Scoring of Points: David Conway speculates on the real reason for the virtual proscription of Wagner in Israel
Scoring of Points: David Conway speculates on the real reason for the virtual proscription of Wagner in Israel
Review of Na’ama Sheffi, The Ring of Myths: The Israelis, Wagner and the Nazis, tr. Martha Grenzeback and Miriam Talisman (Sussex Academic Press, rev. paperback edn, 2013).

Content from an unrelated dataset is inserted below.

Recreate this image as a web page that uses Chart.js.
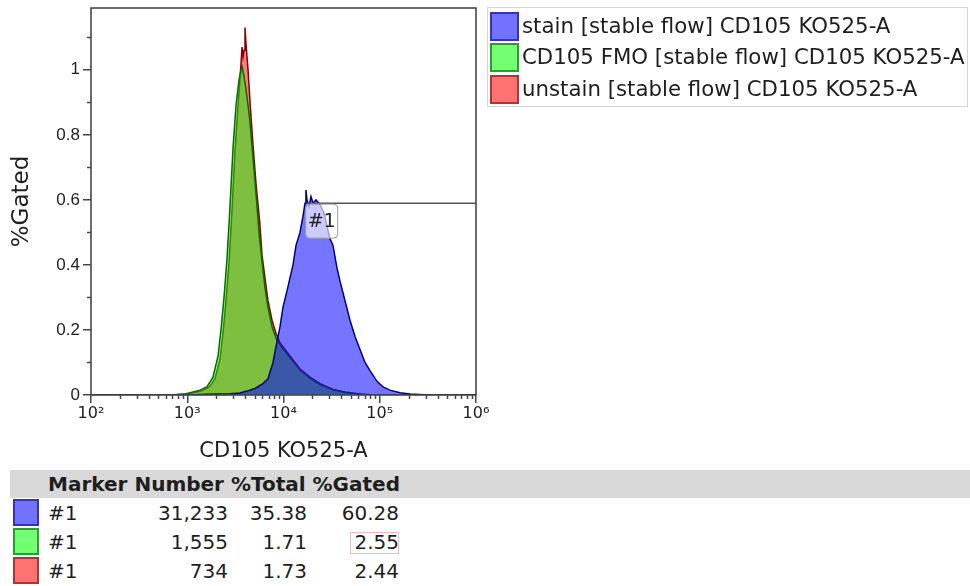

July 2014, Volume 8, Number 2, 92–4.
Slavoj Žižek tells of some Tel Aviv activists of the 1990s who had the bright idea of provoking reaction by showing a full video of Wagner’s Ring cycle at a nightclub. Although they ‘planned the evening as a drinking party with wild dancing’, they were thwarted when ‘more and more old Jews, men and women, dressed in the ridiculously solemn way of pre-Hitler Germany, appeared in the club – for them, a public performance of Wagner was […] a reminder of the good old Weimar Germany where Wagner’s operas were a crucial part of their cultural experience’.
Se non è vero, è ben trovato. This episode, which alas is not recounted in Sheffi’s book, indicates some of the true dimensions of the Wagner ‘debate’ in Israel where the composer’s music, although not officially banned from public performance, has only very rarely been heard.